13. Its best paycheck for a show was $10,000. In the mid '90s it opened for the Band at a festival in Indianapolis, but all the money went to paying off a touring debt from the previous summer. The net result was original bassist Tom Ray quitting. "He thought he was getting screwed on money," Henneman explains. "And I had just gotten a house at that time. In 1997, it was cheaper to get a house in south St. Louis than to change apartments. If you're Tom Ray, you see that we just made $10,000, he got nothing, and I got a house."

12. Its worst gig was with the Beat Farmers in San Diego. Slated to open for the roots-punk legends, the members of the Bottle Rockets did what they always did: drink until they reached that perfectly wasted stage. But the bill was flipped, the band had to headline, and it went from buzzed to obliterated. "That was the night the bartenders introduced us to chocolate martinis," drummer Mark Ortmann recalls. "Songs were coming and going, in and out of focus, power went out, amps went out." The band did receive an impressive compliment from Country Dick Montana: "You guys were drunk."

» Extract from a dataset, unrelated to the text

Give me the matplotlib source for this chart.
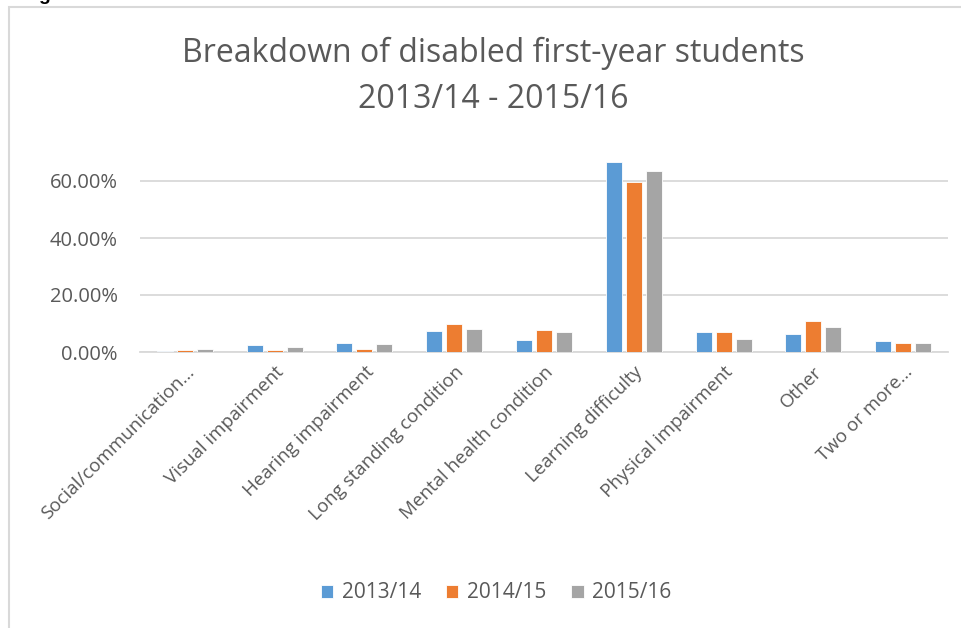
import matplotlib
matplotlib.use("Agg")
import matplotlib.pyplot as plt
import numpy as np
from matplotlib.patches import Rectangle
from matplotlib.ticker import FuncFormatter

categories = ["Social/communication…", "Visual impairment", "Hearing impairment",
              "Long standing condition", "Mental health condition", "Learning difficulty",
              "Physical impairment", "Other", "Two or more…"]
series_names = ["2013/14", "2014/15", "2015/16"]
v2013 = [0.4, 2.3, 3.0, 7.4, 4.1, 66.6, 7.0, 6.3, 3.9]
v2014 = [0.8, 0.8, 1.2, 9.7, 7.7, 59.6, 7.1, 10.8, 3.3]
v2015 = [1.1, 1.9, 2.9, 8.1, 7.1, 63.6, 4.6, 8.7, 3.1]
colors = ["#5B9BD5", "#ED7D31", "#A5A5A5"]

plt.rcParams['font.family'] = ['Open Sans', 'DejaVu Sans']
W, H = 961, 628
fig = plt.figure(figsize=(W / 100, H / 100), dpi=100)

# outer chart border (partially cropped)
fig.patches.append(Rectangle((8.5 / W, -0.1), 1.2, (H - 7) / H + 0.1, transform=fig.transFigure,
                             fill=False, edgecolor="#D9D9D9", linewidth=1.5))
# cropped heading letter
fig.text(38 / W, 1 - 0.5 / H, "g", family="Liberation Sans", fontweight="bold",
         fontsize=14, color="black", ha="left", va="baseline")

left, right = 140, 948
bottom_px, top_px = 352, 152.5
ax = fig.add_axes([left / W, 1 - bottom_px / H, (right - left) / W, (bottom_px - top_px) / H])

x = np.arange(len(categories))
bw = 0.178
off = 0.223
for i, (vals, c, n) in enumerate(zip([v2013, v2014, v2015], colors, series_names)):
    ax.bar(x + (i - 1) * off, np.array(vals) / 100, bw, color=c, label=n,
           edgecolor="white", linewidth=0.6, zorder=3)

ax.set_xlim(-0.5, len(categories) - 0.5)
ax.set_ylim(0, 0.7)
ax.set_yticks([0, 0.2, 0.4, 0.6])
ax.yaxis.set_major_formatter(FuncFormatter(lambda v, p: f"{v * 100:.2f}%"))
ax.grid(axis="y", color="#D9D9D9", linewidth=1.3, zorder=0)
for s in ["top", "right", "left"]:
    ax.spines[s].set_visible(False)
ax.spines["bottom"].set_color("#D9D9D9")
ax.spines["bottom"].set_linewidth(1.3)
ax.tick_params(axis="y", length=0, pad=16, labelsize=14.5, labelcolor="#595959")
ax.tick_params(axis="x", length=0, pad=8)
ax.set_xticks(x)
ax.set_xticklabels(categories, rotation=45, ha="right", va="top", rotation_mode="anchor",
                   fontsize=13.5, color="#595959")

fig.text(493 / W, 1 - 62 / H, "Breakdown of disabled first-year students", ha="center",
         va="baseline", fontsize=23, color="#595959")
fig.text(493 / W, 1 - 108 / H, "2013/14 - 2015/16", ha="center", va="baseline",
         fontsize=23, color="#595959")

leg = fig.legend(loc="center", bbox_to_anchor=(496 / W, 1 - 593 / H), ncol=3, frameon=False,
                 fontsize=15, handlelength=0.6, handleheight=0.6, handletextpad=0.4,
                 columnspacing=1.2)
for t in leg.get_texts():
    t.set_color("#595959")

fig.savefig("out.png", dpi=100)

11. Two people in recent memory have walked on the tables at the Bottom Line in New York: Bruce Springsteen and Brian Henneman. But only one of them fell. "I got tripped up," Henneman says, "cracked some guy in the head with Tom Parr's Les Paul, then as I was laying on the table, I drank his beer. Turns out that guy was the head of Sony Records."

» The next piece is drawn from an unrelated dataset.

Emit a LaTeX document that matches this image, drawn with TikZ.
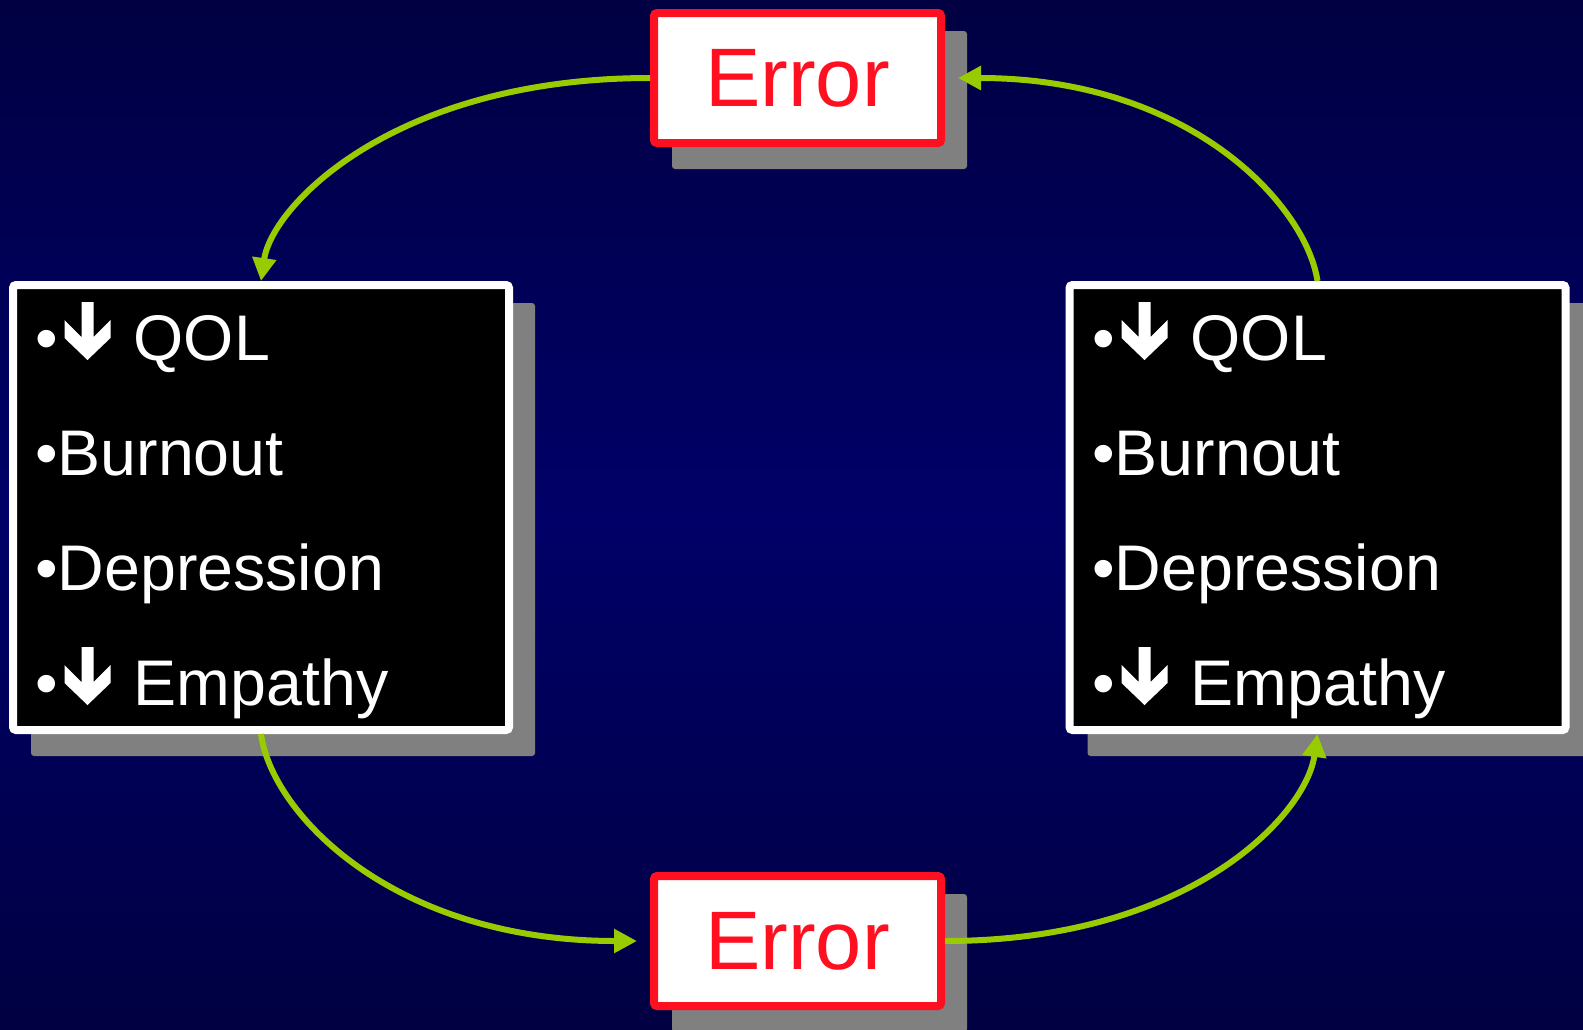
\documentclass[tikz,border=0pt]{standalone}
\usepackage{fontspec}
\setmainfont{Liberation Sans}
\usetikzlibrary{arrows.meta,calc,backgrounds}
\definecolor{bgdark}{RGB}{0,0,66}
\definecolor{bgmid}{RGB}{0,0,104}
\definecolor{errred}{RGB}{255,16,32}
\definecolor{lime}{RGB}{153,204,0}
\definecolor{shadowgray}{RGB}{128,128,128}
\begin{document}
\begin{tikzpicture}[x=1pt,y=-1pt,
  listbox/.style={draw=white, fill=black, line width=8pt, rounded corners=3pt, minimum width=496pt, minimum height=445pt, inner sep=0pt},
  errbox/.style={draw=errred, fill=white, line width=8pt, rounded corners=3pt, minimum width=287pt, minimum height=130pt, inner sep=0pt, text=errred, font=\fontsize{83pt}{90pt}\selectfont},
  item/.style={anchor=base west, text=white, inner sep=0pt, font=\fontsize{64.5pt}{70pt}\selectfont},
  shadowfill/.style={fill=shadowgray, rounded corners=3pt},
  link/.style={draw=lime, line width=6pt, -{Triangle[length=23pt,width=23pt]}},
  dnarrow/.pic={\fill[white] (0,0) -- (23,-22) -- (23,-40) -- (6,-23) -- (6,-58) -- (-6,-58) -- (-6,-23) -- (-23,-40) -- (-23,-22) -- cycle;}
]
\useasboundingbox (0,0) rectangle (1583,1029);

% boxes
\node[listbox] (L) at (261,507.5) {};
\node[listbox] (R) at (1317.5,507.5) {};
\node[errbox] (T) at (797.5,78) {Error};
\node[errbox] (B) at (797.5,941) {Error};

\begin{scope}[on background layer]
  \shade[top color=bgdark, bottom color=bgdark, middle color=bgmid] (0,0) rectangle (1583,1029);
  \foreach \n in {L,R,T,B}{
    \fill[shadowfill] ($(\n.north west)+(22,22)$) rectangle ($(\n.south east)+(22,22)$);
  }
\end{scope}

% left list
\node[item] (l1) at (35,360) {•\hspace{76pt}QOL};
\node[item] (l2) at (35,475) {•Burnout};
\node[item] (l3) at (35,590) {•Depression};
\node[item] (l4) at (35,705) {•\hspace{76pt}Empathy};
\pic at (87.5,360) {dnarrow};
\pic at (87.5,705) {dnarrow};

% right list
\node[item] (r1) at (1092,360) {•\hspace{76pt}QOL};
\node[item] (r2) at (1092,475) {•Burnout};
\node[item] (r3) at (1092,590) {•Depression};
\node[item] (r4) at (1092,705) {•\hspace{76pt}Empathy};
\pic at (1144.5,360) {dnarrow};
\pic at (1144.5,705) {dnarrow};

% connectors
\draw[link] (T.west) .. controls (395,78) and (272,205) .. (L.north);
\draw[link, shorten >=13pt] (L.south) .. controls (272,815) and (395,941) .. (B.west);
\draw[link] (B.east) .. controls (1190,941) and (1306,815) .. (R.south);
\draw[link, shorten >=13pt] (R.north) .. controls (1306,205) and (1190,78) .. (T.east);
\end{tikzpicture}
\end{document}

10. They're all virtuosos and could form a jazz-prog art-rock band. "But it would still sound like ZZ Top!" Henneman laughs. Or would it? Second guitarist John Horton knows his '70s and '80s art rock dudes: Steve Hackett, Richard Lloyd, Robert Quine and Robert Fripp. "Fripp is the Hannibal Lecter of guitar players," Horton says. "Very erudite and urbane, but he can play really psychotic things." Ortmann takes cues from jazz drummers like Art Blakey and Joe Morello: "I love Blakey's primal aspect, his grunts, his loose and ragged and righteous approach. Joe Morello was totally the opposite." Henneman's least-known influence is Richard Thompson: "But I can never sound like him. Even when I play a Stratocaster, it sounds even less like Thompson."

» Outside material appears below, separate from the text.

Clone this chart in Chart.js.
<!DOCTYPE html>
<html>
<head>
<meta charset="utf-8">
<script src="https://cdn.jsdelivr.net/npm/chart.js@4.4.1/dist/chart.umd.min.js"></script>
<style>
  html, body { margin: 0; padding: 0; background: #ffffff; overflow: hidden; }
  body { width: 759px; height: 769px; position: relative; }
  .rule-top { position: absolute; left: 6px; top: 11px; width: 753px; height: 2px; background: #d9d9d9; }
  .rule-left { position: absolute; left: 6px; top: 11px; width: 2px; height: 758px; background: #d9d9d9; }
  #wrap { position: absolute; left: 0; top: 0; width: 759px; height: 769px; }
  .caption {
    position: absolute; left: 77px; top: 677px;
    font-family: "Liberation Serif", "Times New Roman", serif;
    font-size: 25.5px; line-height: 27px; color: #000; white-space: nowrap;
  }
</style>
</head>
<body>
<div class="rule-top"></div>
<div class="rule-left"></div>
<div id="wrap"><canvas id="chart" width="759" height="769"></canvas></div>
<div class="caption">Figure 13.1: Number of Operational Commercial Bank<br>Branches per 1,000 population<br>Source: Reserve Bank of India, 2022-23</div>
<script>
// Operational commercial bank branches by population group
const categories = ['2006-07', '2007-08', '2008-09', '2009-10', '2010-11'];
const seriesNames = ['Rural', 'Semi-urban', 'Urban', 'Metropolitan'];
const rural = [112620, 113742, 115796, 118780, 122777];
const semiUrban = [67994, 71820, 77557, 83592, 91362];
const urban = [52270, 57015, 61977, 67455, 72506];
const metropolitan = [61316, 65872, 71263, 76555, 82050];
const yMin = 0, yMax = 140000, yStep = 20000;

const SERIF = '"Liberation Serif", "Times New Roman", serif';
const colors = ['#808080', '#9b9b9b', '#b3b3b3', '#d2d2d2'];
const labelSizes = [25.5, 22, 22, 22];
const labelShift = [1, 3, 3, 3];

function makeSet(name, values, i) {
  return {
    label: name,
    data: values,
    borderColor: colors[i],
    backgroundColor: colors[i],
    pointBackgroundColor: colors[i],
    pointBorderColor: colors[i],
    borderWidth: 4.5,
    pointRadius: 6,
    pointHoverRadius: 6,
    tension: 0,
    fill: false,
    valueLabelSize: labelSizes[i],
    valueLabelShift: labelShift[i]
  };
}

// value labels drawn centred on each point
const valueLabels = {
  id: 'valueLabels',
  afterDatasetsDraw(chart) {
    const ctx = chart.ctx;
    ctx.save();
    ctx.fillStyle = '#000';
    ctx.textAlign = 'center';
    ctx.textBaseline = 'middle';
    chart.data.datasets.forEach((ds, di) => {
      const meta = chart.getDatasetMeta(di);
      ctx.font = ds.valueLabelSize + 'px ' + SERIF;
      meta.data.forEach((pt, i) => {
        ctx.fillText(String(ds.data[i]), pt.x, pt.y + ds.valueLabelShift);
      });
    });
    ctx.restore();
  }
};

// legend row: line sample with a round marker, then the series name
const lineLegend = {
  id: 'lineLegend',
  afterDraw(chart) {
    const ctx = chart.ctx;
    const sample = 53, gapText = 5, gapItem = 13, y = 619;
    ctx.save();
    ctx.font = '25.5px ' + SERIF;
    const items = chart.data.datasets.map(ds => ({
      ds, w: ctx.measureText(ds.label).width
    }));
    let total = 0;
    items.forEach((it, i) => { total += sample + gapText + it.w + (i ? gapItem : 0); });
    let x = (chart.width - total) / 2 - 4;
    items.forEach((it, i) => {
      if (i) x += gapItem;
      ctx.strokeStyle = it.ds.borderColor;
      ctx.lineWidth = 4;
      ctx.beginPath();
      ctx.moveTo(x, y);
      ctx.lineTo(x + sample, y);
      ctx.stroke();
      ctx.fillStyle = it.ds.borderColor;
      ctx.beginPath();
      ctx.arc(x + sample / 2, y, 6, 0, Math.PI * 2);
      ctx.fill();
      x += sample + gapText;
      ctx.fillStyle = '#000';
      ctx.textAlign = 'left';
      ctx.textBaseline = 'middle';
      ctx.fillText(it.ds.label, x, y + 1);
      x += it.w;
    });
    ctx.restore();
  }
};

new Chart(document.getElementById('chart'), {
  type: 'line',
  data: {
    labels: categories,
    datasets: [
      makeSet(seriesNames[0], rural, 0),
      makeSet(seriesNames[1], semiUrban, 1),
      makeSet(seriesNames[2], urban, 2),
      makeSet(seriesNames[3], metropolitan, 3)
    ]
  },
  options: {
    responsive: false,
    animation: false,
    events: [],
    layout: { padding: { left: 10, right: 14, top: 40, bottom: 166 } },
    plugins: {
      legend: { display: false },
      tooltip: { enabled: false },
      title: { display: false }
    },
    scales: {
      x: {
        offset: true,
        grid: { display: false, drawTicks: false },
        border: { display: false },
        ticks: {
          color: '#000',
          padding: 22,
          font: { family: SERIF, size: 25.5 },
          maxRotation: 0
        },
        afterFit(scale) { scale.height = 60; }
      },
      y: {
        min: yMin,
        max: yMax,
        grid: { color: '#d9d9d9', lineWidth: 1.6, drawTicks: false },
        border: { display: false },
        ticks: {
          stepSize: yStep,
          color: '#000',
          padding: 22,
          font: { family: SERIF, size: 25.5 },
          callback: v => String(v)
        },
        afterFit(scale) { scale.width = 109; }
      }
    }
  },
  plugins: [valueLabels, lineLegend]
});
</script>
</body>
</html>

9. The last time Henneman had a drink was New Year's Eve 2002. Location: Abbey Pub in Chicago. "I got drunk for the twenty-katrillionth time," he says. "I was just bored. I was thinking about quitting for six months before that. But I kept on doing it. The romance was over."

8. They don't know how to arrange songs — sort of. "Oh, we'll arrange them all day long," Henneman admits. Enter Eric Ambel, producer of The Brooklyn Side and notorious rock & roll air traffic controller. The Bottle Rockets are returning to New York to work on a new album this summer; Ambel will guide the arrangements. "There's only one guy I trust who can make those decisions," Henneman adds, "and make them more or less painless. They might be philosophically painful for a little bit, then they spin in a better direction."

7. Brian Henneman once woke up on a fold-out couch with his face in Jeff Tweedy's ass. "Alcohol-related accident." On a more pleasant note, Tweedy gave him the pretty little guitar hook for one of their catchiest tunes: "I'll Be Coming Around."

6. The band is huge at a pizza joint in Nina, Wisconsin. That's in the Green Bay area. "It's just like the vibe of the Uncle Tupelo shows at the old Cicero's," Henneman says. "The crowd is jammed in, right up in your face, everybody knows the songs, people jump up and down, and it all smells like pizza."

5. Biggest regret as a band. Firing their original manager, Bob Andrews. "This was around 1995, 'Radar Gun' was doing good," Henneman explains, "and we thought we needed something bigger than Bob Andrews [who has since been rehired]. Right at the moment when we shouldn't have made a change, we changed managers and booking agents, and it shut the shit down for a decade. We're only now crawling out. On the ascent we decided to jettison the engines, and see what would happen. We all crashed like Skynyrd and some of us survived."

4. They had a beret period. Or at least Henneman did. "That was the Richard Thompson influence. I couldn't get it on the guitar so I got it that way."

3. Henneman originally wanted to be a bass player. "When I was just getting serious," Henneman explains, "the bass at the guitar store cost as much as the used guitar and amplifier. So economics made me a guitar player. Also, I was absolutely in love with Thin Lizzy. I wanted to have an Afro and a mustache. And even today, I still don't want to be a singer. I want to be Mike Campbell in the Heartbreakers. But there was no one else to do it. I kinda wanted to be a songwriter, so I got that right. But I wonder what kind of songs I'd have written on the bass!"

2. The legendary street brawl in Austin was a draw. After a show at SXSW 2002, Henneman and longtime comrade and guitarist Tom Parr went toe to drunken toe in the street. Parr was immediately fired. "Maybe I won that fight because I'm still in the band," Henneman laughs. "Or maybe that makes me the loser. He's probably making more money than I am. But I did come out with my glasses intact."

1. They are not the "world's greatest bar band." "It's funny watching time erode this shit," Henneman says. "Nobody knows what a bar band is anymore. If you want to get anything out of our music, you have to pay attention to it. And that's the opposite of a bar band."

9 p.m. Saturday, May 3. Blueberry Hill's Duck Room, 6504 Delmar Boulevard, University City. Sold out.